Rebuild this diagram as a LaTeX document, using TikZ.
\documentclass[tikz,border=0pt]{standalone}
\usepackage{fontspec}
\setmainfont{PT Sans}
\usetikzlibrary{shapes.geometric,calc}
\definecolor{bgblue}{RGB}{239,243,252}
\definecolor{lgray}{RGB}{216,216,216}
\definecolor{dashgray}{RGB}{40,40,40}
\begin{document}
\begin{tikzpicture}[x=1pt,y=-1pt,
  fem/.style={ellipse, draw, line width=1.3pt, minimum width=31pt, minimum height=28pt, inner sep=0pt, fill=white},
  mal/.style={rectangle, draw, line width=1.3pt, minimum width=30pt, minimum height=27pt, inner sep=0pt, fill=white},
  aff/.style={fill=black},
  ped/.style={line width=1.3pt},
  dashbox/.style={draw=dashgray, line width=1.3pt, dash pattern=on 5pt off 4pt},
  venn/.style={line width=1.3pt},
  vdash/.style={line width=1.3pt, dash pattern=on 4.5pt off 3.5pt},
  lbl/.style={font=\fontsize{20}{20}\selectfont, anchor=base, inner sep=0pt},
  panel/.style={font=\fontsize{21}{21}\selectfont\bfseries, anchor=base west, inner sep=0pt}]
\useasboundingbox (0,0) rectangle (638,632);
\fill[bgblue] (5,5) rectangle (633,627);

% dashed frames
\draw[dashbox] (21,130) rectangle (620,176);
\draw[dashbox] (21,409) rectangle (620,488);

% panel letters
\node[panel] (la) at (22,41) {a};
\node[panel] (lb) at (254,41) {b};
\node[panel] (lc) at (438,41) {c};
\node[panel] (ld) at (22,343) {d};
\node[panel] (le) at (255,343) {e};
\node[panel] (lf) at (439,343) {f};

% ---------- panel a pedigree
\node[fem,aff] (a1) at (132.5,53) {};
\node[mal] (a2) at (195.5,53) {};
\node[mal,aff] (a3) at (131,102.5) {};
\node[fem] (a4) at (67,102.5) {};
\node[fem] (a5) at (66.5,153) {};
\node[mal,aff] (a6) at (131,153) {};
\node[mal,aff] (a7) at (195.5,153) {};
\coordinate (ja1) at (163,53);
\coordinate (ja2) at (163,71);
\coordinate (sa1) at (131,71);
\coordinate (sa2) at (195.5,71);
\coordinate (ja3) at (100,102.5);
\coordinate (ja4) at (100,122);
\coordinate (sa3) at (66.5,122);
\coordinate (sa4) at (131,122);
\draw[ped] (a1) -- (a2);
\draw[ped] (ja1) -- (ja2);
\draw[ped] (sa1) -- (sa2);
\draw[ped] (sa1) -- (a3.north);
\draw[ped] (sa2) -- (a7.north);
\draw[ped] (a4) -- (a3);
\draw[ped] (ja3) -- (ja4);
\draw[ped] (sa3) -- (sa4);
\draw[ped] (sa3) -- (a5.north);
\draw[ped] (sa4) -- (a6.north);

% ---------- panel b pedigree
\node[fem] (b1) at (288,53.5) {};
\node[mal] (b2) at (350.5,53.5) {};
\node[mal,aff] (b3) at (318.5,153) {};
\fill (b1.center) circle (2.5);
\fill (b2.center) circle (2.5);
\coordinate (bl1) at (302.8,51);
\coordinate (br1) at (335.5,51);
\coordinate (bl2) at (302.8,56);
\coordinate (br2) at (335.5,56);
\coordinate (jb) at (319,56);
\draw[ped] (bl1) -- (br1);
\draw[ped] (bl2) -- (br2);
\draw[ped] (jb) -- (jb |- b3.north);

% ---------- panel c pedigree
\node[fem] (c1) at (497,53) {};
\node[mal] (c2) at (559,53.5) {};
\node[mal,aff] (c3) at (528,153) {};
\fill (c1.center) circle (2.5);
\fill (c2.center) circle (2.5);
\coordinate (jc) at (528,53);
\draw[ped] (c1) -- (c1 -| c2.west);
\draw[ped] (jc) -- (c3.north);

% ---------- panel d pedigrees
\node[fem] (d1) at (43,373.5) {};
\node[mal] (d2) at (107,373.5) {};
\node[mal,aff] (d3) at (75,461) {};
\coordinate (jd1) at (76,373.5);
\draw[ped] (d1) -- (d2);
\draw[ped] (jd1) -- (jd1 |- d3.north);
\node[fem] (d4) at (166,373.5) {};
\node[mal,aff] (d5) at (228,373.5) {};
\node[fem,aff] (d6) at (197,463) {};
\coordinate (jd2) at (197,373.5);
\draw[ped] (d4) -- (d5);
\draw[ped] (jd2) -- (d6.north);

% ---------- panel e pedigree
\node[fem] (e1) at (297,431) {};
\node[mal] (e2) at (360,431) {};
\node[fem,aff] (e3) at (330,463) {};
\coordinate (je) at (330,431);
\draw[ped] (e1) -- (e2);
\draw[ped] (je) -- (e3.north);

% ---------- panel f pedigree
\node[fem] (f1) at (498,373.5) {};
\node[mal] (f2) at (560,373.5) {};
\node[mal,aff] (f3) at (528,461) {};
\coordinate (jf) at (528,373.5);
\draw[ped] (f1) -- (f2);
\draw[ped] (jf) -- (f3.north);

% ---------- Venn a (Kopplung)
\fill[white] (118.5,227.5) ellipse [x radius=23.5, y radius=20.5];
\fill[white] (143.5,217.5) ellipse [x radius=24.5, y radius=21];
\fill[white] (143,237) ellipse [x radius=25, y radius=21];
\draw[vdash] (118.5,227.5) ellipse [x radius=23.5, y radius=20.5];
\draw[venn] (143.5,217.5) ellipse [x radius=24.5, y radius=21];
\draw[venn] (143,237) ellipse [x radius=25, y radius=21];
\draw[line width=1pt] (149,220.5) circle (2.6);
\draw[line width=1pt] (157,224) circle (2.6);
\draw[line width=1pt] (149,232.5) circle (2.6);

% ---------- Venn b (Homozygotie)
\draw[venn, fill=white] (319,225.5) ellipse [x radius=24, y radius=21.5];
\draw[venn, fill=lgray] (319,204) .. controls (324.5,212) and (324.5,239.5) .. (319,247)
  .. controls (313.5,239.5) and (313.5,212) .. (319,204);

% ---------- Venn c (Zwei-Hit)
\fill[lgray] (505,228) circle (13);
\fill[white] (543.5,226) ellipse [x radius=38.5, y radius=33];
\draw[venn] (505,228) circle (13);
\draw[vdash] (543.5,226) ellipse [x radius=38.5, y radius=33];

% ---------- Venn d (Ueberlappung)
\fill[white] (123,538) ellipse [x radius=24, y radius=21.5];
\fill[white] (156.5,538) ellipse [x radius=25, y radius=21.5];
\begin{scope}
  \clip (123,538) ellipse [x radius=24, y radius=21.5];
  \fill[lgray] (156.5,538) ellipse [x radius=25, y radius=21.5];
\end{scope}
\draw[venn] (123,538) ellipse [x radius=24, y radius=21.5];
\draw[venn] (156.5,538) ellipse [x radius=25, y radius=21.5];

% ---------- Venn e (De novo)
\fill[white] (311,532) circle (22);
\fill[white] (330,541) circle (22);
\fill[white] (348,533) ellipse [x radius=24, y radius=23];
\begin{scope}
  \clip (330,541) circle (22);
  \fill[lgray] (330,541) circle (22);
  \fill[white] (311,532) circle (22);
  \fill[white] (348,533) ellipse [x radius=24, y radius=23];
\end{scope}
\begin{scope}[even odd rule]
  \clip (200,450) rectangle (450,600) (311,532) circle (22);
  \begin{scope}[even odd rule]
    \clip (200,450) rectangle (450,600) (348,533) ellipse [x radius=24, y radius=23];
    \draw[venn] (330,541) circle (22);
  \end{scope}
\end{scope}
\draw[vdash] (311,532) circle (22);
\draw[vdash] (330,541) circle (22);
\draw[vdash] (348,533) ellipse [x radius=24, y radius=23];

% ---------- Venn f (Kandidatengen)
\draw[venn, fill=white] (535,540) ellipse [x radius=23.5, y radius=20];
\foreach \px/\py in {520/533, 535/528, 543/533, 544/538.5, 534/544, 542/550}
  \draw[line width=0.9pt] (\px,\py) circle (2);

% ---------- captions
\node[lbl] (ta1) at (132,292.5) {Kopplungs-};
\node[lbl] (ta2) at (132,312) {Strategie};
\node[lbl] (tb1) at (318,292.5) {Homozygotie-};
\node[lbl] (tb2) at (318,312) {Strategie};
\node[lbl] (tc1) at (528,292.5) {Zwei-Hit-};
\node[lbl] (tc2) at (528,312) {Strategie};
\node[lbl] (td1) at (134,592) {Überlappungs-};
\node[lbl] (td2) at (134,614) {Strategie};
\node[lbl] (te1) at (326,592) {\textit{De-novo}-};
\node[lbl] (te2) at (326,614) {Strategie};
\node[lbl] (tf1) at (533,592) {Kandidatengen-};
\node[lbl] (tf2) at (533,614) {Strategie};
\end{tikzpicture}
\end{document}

┄┄┄┄┄┄┄┄┄┄

PROBLEM DESCRIPTION:
Verbatim output is expected for the lines from the start of the data to the line in which "(21,409) rectangle (620,488);" appears, both included.

REPLY TO THE TASK:
Rebuild this diagram as a LaTeX document, using TikZ.
\documentclass[tikz,border=0pt]{standalone}
\usepackage{fontspec}
\setmainfont{PT Sans}
\usetikzlibrary{shapes.geometric,calc}
\definecolor{bgblue}{RGB}{239,243,252}
\definecolor{lgray}{RGB}{216,216,216}
\definecolor{dashgray}{RGB}{40,40,40}
\begin{document}
\begin{tikzpicture}[x=1pt,y=-1pt,
  fem/.style={ellipse, draw, line width=1.3pt, minimum width=31pt, minimum height=28pt, inner sep=0pt, fill=white},
  mal/.style={rectangle, draw, line width=1.3pt, minimum width=30pt, minimum height=27pt, inner sep=0pt, fill=white},
  aff/.style={fill=black},
  ped/.style={line width=1.3pt},
  dashbox/.style={draw=dashgray, line width=1.3pt, dash pattern=on 5pt off 4pt},
  venn/.style={line width=1.3pt},
  vdash/.style={line width=1.3pt, dash pattern=on 4.5pt off 3.5pt},
  lbl/.style={font=\fontsize{20}{20}\selectfont, anchor=base, inner sep=0pt},
  panel/.style={font=\fontsize{21}{21}\selectfont\bfseries, anchor=base west, inner sep=0pt}]
\useasboundingbox (0,0) rectangle (638,632);
\fill[bgblue] (5,5) rectangle (633,627);

% dashed frames
\draw[dashbox] (21,130) rectangle (620,176);
\draw[dashbox] (21,409) rectangle (620,488);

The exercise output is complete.